**EXERCISE MATERIAL:**
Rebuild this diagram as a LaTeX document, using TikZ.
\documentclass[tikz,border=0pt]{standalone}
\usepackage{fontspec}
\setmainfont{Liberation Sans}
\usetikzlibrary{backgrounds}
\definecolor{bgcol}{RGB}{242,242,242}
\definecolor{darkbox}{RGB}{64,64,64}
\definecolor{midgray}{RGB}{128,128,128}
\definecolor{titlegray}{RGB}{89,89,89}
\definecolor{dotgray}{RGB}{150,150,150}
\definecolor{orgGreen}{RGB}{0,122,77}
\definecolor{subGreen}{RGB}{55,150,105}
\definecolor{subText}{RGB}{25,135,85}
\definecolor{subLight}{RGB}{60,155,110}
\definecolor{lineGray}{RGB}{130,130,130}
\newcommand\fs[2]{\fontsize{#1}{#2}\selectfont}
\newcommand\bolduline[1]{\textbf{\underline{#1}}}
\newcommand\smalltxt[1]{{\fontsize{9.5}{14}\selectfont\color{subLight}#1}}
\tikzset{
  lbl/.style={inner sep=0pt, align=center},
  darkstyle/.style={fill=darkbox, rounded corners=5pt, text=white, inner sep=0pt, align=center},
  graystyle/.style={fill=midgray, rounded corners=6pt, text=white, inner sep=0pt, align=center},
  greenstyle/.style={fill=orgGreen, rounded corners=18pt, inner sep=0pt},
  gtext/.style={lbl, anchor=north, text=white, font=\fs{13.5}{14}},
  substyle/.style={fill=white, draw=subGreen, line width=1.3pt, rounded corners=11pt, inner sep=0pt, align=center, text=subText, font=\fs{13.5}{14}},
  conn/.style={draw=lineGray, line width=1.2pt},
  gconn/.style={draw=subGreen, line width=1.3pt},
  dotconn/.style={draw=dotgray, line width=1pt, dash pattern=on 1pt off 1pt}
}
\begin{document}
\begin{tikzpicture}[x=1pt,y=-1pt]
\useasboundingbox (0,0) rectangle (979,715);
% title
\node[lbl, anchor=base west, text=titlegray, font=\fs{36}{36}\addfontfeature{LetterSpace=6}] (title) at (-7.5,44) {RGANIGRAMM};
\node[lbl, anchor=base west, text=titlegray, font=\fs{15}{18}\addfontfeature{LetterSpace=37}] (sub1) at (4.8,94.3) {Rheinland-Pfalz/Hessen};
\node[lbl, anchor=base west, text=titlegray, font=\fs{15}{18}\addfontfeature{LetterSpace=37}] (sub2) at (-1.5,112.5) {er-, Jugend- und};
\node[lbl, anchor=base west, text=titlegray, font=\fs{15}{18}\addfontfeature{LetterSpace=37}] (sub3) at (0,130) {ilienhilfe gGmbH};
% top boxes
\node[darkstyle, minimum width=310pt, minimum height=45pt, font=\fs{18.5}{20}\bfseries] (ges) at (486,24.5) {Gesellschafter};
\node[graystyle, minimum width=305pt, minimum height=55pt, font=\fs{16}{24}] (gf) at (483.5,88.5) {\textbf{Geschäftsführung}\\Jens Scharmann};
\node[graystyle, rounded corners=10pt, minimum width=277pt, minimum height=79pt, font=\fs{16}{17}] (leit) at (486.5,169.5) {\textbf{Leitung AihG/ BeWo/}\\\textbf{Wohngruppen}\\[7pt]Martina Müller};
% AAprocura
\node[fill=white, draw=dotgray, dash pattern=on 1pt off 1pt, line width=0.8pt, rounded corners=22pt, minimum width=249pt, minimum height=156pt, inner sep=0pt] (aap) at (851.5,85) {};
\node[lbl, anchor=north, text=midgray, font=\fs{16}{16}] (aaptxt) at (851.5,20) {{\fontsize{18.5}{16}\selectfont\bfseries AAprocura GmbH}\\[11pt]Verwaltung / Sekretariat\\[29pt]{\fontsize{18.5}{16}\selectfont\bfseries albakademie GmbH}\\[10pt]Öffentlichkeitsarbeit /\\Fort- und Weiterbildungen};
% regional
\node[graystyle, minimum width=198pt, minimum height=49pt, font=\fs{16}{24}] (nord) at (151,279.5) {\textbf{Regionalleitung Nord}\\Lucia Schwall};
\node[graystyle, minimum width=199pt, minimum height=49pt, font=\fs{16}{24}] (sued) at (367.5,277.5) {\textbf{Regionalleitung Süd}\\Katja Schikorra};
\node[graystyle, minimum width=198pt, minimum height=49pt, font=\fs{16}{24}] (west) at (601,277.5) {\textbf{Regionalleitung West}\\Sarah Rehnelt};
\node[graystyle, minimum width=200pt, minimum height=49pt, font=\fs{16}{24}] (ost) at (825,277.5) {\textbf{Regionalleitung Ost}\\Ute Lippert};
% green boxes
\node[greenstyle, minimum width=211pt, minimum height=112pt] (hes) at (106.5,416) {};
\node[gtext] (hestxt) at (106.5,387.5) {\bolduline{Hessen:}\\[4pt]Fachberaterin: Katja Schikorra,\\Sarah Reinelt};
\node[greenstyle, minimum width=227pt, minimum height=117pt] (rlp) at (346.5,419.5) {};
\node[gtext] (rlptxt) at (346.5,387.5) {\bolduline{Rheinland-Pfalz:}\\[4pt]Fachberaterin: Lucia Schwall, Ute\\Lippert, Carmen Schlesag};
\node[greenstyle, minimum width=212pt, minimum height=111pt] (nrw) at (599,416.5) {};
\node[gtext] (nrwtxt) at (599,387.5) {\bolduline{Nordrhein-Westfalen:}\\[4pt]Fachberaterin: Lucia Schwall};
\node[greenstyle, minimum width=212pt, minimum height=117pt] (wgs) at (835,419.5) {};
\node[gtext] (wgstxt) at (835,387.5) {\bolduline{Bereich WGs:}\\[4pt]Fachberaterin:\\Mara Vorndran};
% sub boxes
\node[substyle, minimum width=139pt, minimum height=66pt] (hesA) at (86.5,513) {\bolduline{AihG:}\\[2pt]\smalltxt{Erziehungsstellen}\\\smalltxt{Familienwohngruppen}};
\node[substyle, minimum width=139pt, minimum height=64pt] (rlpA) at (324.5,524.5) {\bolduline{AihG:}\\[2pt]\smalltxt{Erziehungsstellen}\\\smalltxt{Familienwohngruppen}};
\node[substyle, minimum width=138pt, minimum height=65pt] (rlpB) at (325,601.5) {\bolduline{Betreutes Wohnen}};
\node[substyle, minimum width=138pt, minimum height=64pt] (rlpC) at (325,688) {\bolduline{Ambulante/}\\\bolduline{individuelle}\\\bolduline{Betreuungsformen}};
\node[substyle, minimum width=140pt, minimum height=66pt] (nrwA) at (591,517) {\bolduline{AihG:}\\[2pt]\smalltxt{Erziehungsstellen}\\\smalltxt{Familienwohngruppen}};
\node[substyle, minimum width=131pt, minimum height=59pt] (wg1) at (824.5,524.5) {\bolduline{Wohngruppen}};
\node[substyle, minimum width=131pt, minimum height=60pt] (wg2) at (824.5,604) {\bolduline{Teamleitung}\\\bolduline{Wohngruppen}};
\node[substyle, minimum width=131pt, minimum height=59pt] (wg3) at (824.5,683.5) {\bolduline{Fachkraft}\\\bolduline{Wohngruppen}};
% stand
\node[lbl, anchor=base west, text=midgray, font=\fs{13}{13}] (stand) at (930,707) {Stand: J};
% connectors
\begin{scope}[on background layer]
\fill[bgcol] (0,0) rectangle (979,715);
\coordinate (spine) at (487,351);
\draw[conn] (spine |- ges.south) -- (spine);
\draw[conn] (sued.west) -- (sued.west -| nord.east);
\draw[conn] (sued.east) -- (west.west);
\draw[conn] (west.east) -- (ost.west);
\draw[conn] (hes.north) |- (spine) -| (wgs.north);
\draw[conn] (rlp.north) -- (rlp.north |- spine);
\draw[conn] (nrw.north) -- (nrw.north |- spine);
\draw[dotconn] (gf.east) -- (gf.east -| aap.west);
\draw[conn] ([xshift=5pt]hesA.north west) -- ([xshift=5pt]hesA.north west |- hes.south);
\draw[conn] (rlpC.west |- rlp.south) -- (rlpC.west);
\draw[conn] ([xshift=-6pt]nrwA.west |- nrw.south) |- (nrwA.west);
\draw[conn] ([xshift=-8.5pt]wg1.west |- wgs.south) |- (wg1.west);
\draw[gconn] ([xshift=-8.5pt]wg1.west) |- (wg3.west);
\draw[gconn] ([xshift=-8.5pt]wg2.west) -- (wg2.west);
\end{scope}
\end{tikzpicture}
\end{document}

* * *

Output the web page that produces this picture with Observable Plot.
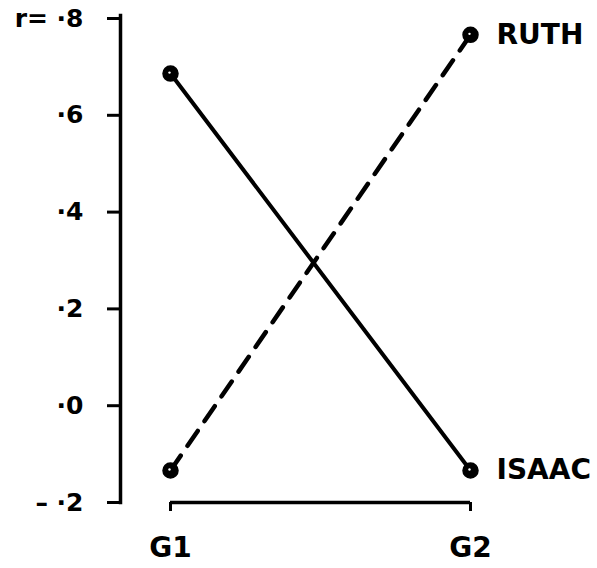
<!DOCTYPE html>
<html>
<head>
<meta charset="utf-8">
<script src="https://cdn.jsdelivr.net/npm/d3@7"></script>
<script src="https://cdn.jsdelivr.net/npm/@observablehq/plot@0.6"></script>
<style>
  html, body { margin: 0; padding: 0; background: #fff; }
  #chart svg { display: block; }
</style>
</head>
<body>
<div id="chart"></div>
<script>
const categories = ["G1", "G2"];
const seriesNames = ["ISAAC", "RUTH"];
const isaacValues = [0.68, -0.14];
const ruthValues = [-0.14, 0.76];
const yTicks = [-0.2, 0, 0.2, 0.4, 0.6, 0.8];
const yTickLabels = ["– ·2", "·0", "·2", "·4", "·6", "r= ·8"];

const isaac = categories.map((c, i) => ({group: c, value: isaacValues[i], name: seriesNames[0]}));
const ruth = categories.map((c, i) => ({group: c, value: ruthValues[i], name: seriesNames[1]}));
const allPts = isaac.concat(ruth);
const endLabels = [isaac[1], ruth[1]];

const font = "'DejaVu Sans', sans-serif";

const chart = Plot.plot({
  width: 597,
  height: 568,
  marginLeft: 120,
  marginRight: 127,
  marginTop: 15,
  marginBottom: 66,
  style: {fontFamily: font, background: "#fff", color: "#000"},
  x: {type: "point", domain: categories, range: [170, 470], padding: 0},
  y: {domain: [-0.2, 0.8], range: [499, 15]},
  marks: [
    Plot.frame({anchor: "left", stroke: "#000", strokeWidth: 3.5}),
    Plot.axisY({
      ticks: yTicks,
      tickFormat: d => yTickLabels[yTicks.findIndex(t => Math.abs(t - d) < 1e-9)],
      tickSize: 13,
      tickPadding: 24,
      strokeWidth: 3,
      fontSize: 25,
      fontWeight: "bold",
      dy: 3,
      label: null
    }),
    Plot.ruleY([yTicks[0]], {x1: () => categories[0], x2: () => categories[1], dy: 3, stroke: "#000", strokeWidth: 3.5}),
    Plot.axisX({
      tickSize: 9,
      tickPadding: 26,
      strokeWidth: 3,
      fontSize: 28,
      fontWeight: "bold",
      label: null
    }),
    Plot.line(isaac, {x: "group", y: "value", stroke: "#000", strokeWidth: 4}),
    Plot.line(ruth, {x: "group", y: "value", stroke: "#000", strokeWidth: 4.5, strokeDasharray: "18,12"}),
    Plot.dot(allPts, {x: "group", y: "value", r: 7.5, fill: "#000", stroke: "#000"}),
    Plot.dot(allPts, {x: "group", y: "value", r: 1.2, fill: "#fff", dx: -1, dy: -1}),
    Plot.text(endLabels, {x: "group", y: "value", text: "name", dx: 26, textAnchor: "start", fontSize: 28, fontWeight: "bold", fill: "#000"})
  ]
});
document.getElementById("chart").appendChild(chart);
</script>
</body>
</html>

--

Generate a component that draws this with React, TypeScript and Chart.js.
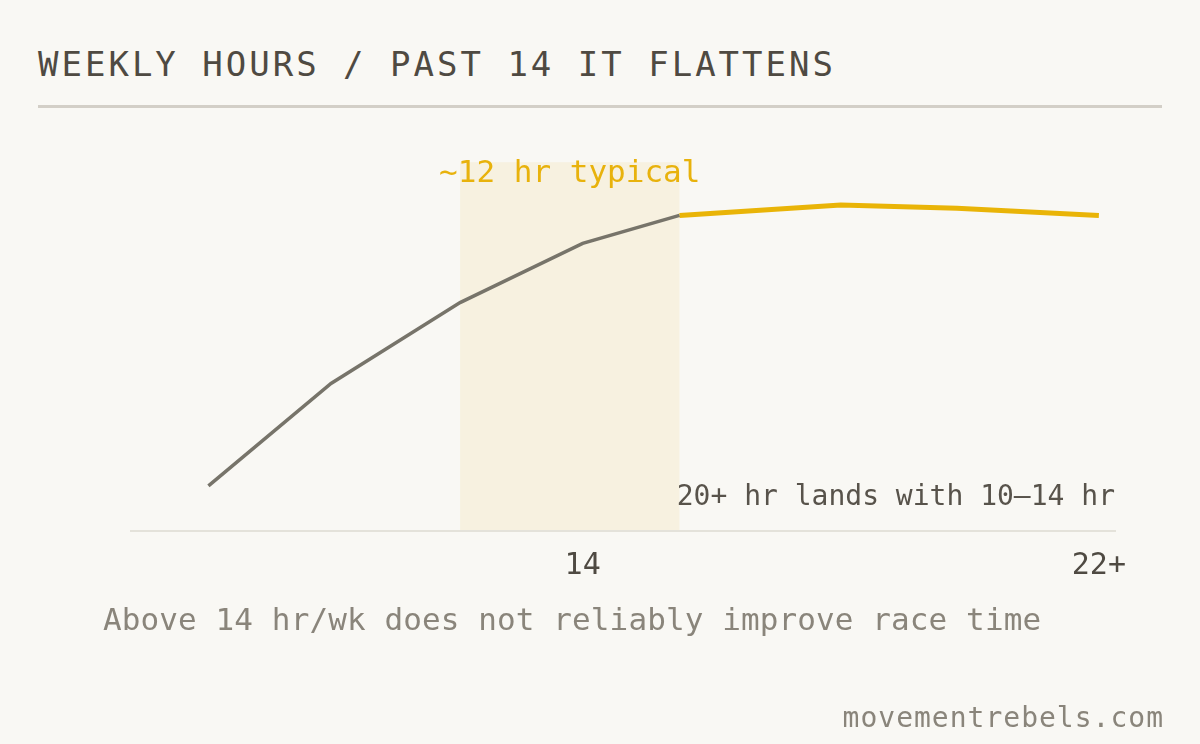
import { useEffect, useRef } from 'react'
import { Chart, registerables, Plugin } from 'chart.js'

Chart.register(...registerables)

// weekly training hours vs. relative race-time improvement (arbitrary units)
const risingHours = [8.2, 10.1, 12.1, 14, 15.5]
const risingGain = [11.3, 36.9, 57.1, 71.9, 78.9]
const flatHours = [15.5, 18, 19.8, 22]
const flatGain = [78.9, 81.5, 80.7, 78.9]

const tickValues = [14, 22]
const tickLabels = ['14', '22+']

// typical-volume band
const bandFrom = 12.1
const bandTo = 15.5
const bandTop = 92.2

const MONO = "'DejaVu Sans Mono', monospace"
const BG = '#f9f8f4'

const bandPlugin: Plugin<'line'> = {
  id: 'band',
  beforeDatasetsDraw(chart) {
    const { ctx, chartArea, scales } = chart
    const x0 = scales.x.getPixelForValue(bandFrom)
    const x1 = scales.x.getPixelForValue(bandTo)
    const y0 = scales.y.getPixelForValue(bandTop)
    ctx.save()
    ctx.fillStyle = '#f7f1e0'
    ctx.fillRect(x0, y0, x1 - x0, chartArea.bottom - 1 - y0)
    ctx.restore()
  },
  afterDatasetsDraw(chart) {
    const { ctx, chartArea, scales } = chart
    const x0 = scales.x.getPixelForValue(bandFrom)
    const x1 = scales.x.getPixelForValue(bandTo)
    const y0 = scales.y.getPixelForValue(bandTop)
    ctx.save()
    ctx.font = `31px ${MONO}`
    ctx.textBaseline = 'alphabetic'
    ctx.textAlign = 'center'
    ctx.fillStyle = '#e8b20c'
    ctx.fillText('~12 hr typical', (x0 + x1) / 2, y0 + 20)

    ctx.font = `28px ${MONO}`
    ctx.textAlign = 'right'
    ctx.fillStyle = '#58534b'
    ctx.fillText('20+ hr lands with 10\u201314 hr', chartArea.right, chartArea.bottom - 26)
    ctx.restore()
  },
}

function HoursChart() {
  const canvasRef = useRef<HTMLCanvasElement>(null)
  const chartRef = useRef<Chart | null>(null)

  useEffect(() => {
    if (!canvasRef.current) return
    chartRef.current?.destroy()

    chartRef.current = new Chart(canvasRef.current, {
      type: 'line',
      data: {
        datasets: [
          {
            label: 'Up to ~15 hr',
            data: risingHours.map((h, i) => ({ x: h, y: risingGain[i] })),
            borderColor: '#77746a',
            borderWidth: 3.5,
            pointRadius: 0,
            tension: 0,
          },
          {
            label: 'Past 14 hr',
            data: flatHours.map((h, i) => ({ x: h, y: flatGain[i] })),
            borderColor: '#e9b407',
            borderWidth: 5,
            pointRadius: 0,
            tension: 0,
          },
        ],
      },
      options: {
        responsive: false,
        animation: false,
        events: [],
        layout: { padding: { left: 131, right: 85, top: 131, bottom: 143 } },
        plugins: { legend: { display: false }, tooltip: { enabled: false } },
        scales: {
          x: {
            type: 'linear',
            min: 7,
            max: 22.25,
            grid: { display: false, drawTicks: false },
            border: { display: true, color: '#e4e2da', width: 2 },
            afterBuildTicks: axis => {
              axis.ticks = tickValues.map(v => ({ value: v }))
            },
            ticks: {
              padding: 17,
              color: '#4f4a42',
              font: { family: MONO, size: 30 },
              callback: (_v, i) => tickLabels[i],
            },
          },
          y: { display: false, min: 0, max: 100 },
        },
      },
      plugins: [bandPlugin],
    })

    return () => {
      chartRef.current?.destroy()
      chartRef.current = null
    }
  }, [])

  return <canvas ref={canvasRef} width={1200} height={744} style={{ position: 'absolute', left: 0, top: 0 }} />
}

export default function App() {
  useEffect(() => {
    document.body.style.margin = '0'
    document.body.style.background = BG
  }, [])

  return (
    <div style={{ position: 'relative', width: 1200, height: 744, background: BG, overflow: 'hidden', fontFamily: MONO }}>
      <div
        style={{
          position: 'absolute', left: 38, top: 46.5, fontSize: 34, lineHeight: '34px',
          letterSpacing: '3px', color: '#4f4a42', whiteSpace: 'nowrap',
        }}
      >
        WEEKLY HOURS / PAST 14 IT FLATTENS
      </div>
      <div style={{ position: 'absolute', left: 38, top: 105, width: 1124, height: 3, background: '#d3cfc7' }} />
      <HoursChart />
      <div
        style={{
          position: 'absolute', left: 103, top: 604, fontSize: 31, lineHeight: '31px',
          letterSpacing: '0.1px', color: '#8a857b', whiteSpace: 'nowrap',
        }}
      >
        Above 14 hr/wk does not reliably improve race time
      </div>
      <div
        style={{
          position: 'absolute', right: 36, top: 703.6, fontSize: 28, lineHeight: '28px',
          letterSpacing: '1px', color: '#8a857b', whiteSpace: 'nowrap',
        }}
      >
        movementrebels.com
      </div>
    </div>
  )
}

**STATED EXERCISE:** Search the listing above for the string "this". Copy every line that contains it.

**CORRECT RESPONSE:**
Rebuild this diagram as a LaTeX document, using TikZ.
Output the web page that produces this picture with Observable Plot.
Generate a component that draws this with React, TypeScript and Chart.js.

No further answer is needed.